··· DATA FOR THE TASK

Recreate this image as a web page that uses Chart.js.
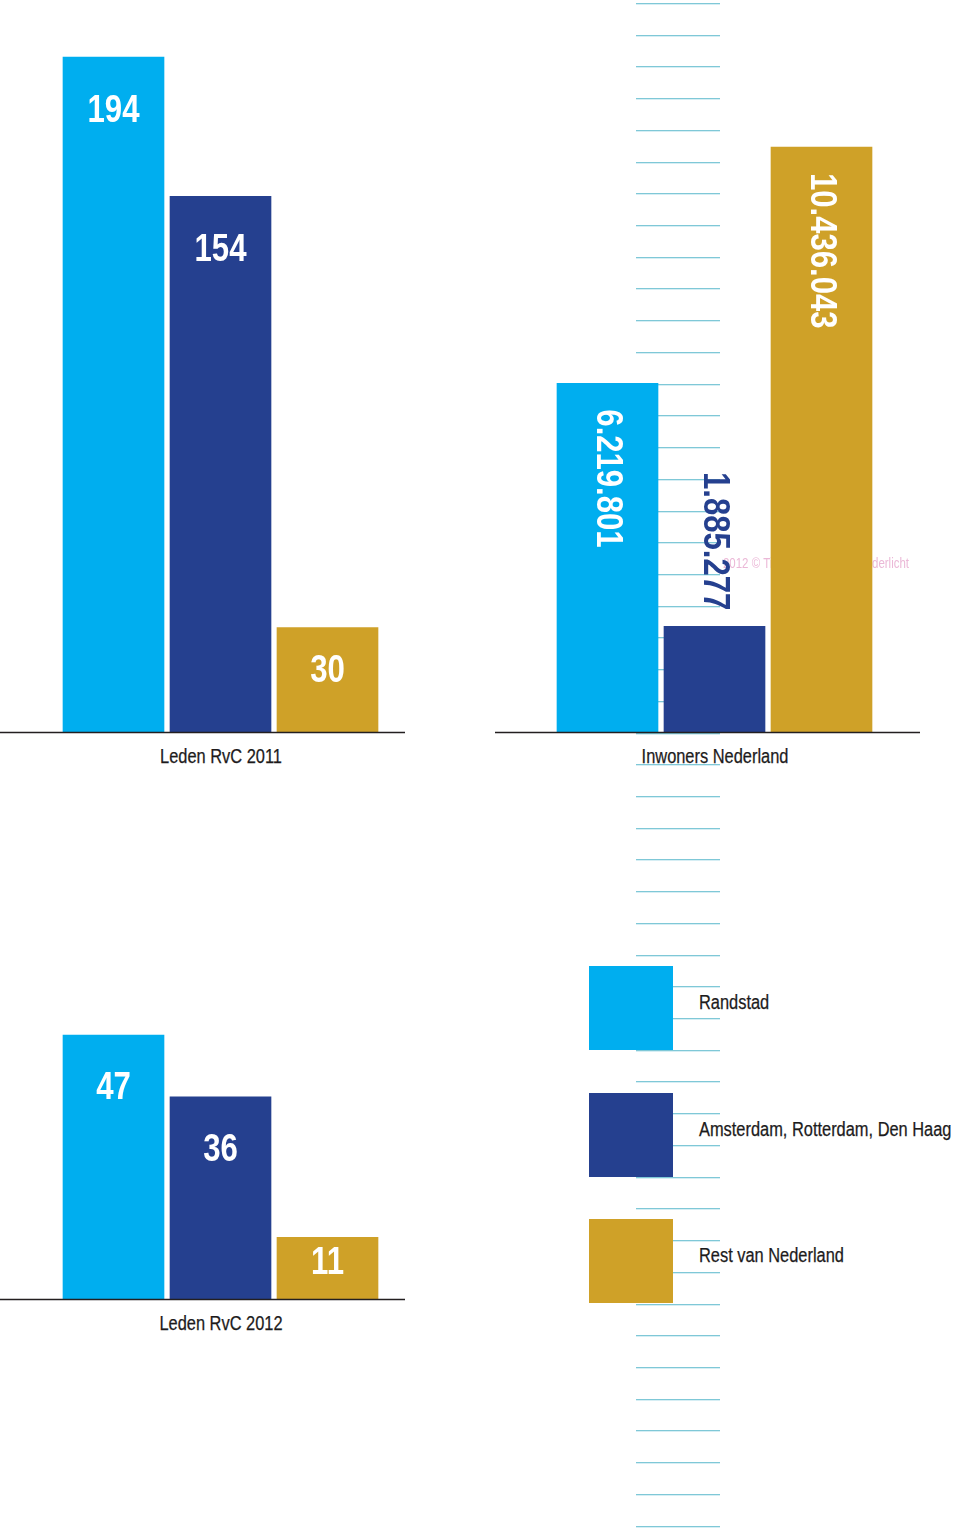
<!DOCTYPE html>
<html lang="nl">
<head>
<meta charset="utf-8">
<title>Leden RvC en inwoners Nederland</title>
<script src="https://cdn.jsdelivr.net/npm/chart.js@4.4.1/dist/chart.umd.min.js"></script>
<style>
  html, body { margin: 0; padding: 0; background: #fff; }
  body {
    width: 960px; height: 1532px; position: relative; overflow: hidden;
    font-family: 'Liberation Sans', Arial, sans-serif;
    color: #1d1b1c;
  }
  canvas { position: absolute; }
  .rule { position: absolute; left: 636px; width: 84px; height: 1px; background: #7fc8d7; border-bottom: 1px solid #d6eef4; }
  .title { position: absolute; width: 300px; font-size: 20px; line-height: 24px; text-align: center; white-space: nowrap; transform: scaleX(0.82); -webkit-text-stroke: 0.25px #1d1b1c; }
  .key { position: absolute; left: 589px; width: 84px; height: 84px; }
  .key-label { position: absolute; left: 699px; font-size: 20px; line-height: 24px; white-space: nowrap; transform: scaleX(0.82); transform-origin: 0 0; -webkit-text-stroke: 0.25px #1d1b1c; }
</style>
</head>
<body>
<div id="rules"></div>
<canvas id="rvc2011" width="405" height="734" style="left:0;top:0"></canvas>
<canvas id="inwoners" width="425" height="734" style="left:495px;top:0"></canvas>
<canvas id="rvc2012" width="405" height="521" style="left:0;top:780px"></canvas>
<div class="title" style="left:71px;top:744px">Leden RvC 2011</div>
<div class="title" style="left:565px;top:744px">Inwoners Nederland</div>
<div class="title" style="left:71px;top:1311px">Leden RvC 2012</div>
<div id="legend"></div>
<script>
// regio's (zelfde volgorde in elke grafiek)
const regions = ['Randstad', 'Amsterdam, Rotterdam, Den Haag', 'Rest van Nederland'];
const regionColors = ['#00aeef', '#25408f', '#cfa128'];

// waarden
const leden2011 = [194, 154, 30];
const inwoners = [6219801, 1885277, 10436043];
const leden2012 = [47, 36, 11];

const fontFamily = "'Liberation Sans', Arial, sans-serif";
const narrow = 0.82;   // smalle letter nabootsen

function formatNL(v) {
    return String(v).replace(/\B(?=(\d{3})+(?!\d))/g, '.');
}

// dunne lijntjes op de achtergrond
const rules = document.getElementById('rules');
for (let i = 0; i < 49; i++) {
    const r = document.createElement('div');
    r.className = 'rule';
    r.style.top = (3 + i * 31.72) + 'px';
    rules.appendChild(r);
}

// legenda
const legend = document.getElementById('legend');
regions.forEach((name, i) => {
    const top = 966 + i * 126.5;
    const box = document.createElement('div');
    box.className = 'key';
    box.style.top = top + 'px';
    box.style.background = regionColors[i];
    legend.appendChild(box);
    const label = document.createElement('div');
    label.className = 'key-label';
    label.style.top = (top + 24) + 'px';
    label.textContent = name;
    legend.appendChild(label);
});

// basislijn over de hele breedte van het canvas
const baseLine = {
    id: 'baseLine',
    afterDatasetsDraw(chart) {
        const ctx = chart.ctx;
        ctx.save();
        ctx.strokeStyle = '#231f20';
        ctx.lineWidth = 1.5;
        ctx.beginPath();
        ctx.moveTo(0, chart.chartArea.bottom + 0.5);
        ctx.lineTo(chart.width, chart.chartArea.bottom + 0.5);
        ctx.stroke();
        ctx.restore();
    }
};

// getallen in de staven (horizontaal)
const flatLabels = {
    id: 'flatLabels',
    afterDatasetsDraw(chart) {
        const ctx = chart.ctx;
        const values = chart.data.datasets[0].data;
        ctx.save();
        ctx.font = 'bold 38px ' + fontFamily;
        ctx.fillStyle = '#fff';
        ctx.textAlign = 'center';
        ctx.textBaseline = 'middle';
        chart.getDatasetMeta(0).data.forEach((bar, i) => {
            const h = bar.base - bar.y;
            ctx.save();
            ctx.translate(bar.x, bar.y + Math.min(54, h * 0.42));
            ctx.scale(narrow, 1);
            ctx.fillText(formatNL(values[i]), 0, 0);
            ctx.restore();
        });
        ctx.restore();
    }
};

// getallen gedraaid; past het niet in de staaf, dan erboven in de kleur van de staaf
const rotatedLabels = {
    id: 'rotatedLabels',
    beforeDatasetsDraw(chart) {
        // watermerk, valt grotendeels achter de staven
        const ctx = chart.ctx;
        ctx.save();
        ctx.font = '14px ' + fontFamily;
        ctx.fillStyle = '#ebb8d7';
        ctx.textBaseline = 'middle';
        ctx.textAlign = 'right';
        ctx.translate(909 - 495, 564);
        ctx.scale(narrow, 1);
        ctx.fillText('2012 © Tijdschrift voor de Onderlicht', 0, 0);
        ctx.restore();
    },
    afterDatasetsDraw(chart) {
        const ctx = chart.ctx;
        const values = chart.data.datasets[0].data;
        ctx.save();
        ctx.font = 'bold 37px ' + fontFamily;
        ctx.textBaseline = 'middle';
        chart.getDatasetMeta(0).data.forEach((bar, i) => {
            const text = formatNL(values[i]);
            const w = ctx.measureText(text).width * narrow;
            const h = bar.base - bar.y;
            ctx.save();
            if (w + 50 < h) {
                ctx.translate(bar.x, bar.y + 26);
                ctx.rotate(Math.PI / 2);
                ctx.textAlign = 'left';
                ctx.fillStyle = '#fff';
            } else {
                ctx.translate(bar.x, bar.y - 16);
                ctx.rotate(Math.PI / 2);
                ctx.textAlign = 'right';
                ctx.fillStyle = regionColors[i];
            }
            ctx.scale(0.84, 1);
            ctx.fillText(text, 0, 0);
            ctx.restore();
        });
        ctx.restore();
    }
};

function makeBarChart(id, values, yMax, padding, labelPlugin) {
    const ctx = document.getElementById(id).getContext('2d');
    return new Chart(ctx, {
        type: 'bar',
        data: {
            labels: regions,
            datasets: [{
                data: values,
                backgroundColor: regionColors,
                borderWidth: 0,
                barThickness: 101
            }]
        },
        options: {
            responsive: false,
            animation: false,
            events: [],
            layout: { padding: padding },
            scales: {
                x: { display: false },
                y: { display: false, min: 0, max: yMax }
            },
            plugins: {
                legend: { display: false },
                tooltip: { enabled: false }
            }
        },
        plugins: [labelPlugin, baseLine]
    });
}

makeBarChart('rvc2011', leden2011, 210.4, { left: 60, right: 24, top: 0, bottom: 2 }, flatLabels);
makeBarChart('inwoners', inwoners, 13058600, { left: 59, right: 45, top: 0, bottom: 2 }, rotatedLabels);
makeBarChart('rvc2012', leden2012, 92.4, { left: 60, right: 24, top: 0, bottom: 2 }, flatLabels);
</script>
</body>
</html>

······
··· DATA FOR THE TASK

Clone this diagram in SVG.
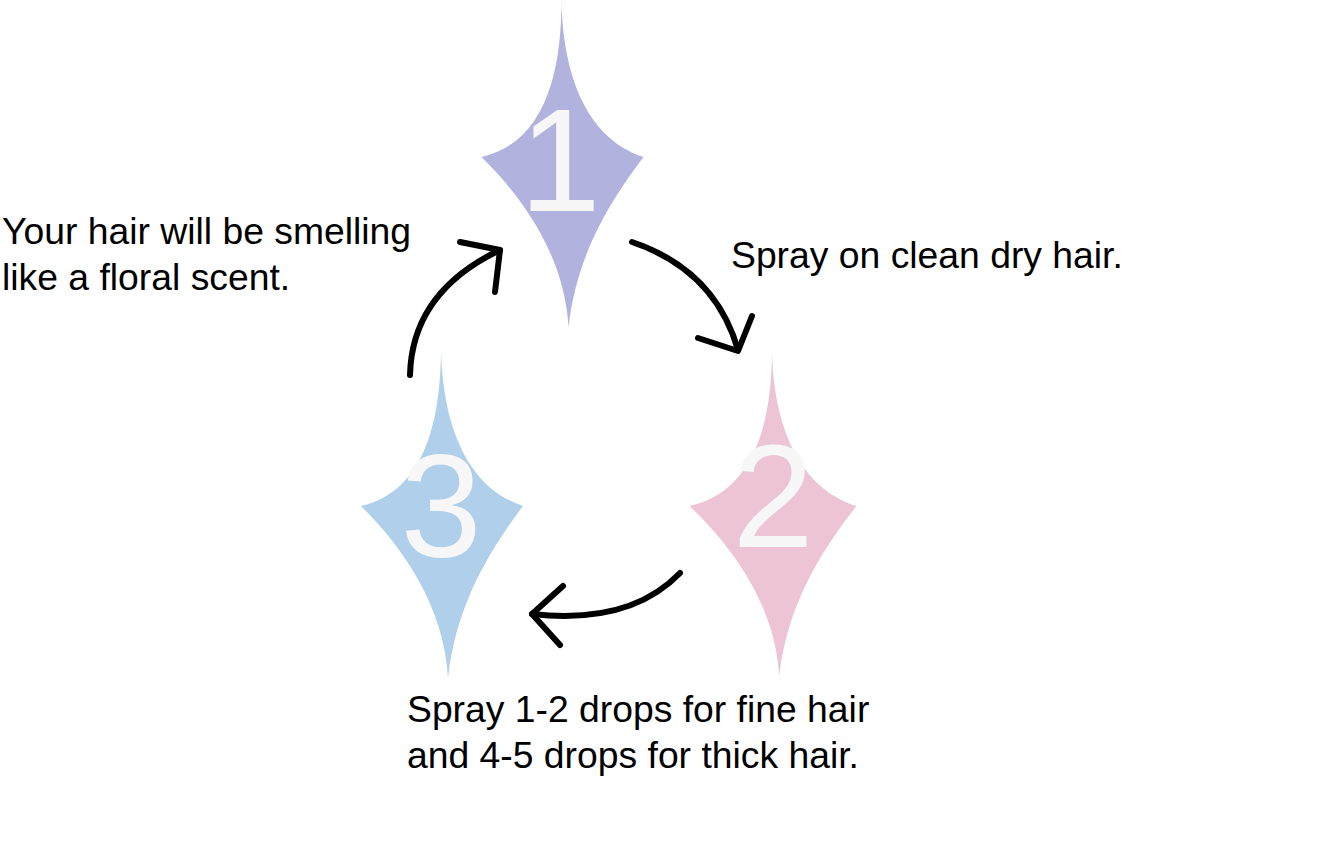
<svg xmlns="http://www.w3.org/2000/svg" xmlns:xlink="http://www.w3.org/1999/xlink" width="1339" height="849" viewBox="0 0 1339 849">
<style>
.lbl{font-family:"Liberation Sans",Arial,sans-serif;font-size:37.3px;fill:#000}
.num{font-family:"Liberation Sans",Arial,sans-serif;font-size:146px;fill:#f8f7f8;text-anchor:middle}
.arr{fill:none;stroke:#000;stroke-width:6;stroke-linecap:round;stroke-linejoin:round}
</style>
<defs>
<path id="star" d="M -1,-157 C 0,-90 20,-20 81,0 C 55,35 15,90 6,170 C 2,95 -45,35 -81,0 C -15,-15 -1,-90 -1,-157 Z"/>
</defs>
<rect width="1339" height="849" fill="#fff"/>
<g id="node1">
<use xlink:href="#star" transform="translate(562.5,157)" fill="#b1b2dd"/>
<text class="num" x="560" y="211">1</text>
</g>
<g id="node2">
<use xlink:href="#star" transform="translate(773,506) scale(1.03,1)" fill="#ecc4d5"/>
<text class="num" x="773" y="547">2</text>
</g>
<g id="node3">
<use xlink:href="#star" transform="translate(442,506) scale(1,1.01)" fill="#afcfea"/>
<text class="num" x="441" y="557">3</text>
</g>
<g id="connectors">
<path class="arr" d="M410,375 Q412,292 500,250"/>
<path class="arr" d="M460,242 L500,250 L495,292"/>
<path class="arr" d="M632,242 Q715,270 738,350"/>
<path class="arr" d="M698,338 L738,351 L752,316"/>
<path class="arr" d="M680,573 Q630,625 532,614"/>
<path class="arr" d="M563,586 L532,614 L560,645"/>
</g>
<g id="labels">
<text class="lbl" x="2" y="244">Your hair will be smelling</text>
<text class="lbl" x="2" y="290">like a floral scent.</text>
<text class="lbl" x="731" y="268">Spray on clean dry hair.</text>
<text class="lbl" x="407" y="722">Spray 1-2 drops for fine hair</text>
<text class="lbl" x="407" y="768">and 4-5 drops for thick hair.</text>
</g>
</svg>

······

§ **DIRECTIONS**:
Search the records above for "this". Copy each line where it is found.

§ **WORKED SOLUTION**:
Recreate this image as a web page that uses Chart.js.
Clone this diagram in SVG.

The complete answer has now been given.